彭玉麟祖籍湖南衡陽,1817年出生在一個低級官吏家庭。他的父親彭鳴九曾為安徽合肥梁園鎮巡檢,官階雖低,但也是名聞一時的循吏。彭鳴九早年在外為官,彭玉麟被安置在外祖母家中照料,直到十六七歲才被接回衡陽老家。
外祖母家在安慶,是當地家境頗為殷實的人家。兒時的彭玉麟和外祖母以及舅父王氏一起生活,過著遠離家人的孤寂童年生活。直到他十二歲那一年,外祖母家一件不經意的小事,讓他以後的感情和婚姻生活變得坎坷曲折。
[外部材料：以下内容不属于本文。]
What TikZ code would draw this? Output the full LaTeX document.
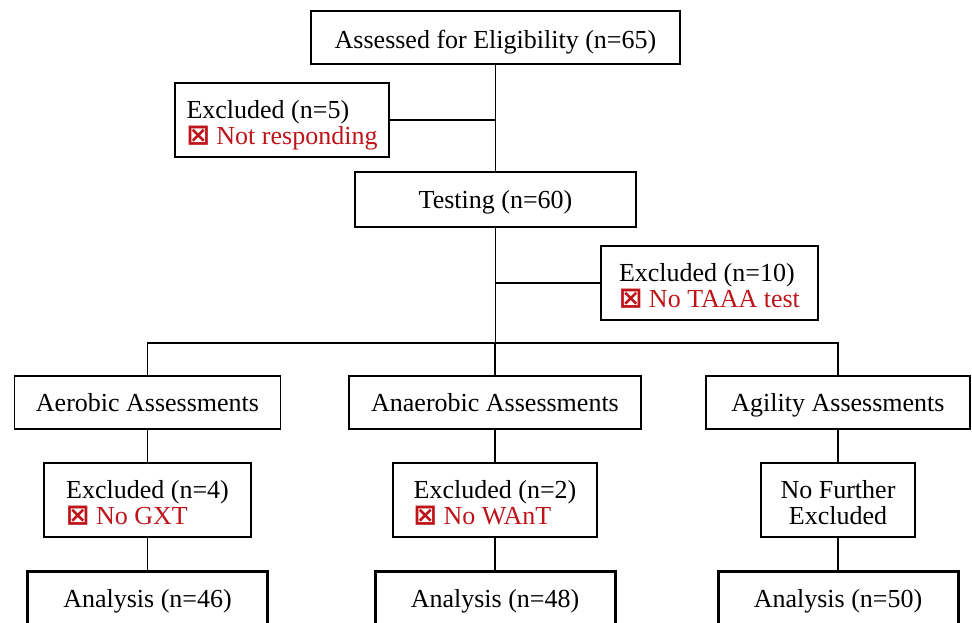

大約是在一個初秋的早晨,江南的酷暑剛剛過去,安慶城在初升的陽光中開始變得微微清涼。薄霧依然似輕煙一般,漂浮在半空中,路旁的樹葉上還沾著晶瑩的露珠。彭玉麟趁著外祖母不注意,獨自一人竄出家門,在蒿草野菊中尋找著孩子眼中的樂趣。正當他樂不思蜀的時候,不遠處一個奇怪的東西嚇了他一跳。那低矮的蒿草叢中,似乎臥著一隻受傷的野獸。他壯著膽子走過去,原來是一個跟他差不多年紀的孩子。隻見那孩子穿著一件麻布衣服,到處是破損的小洞,黑黑的頭發如敗草,夾雜著幾根細枝和枯葉,雙眼緊閉,一動不動,如死了一般。
年少的彭玉麟心跳不止,轉身就跑,卻恰好撞進了一個人的懷裏。他抬頭一看,是外祖母。外祖母翹起嘴,佯怒地說:“又鑽到哪裏貪玩去了,你看,弄得像隻泥狗子,成什麼樣子?”還沒說完就發現了前麵的孩子。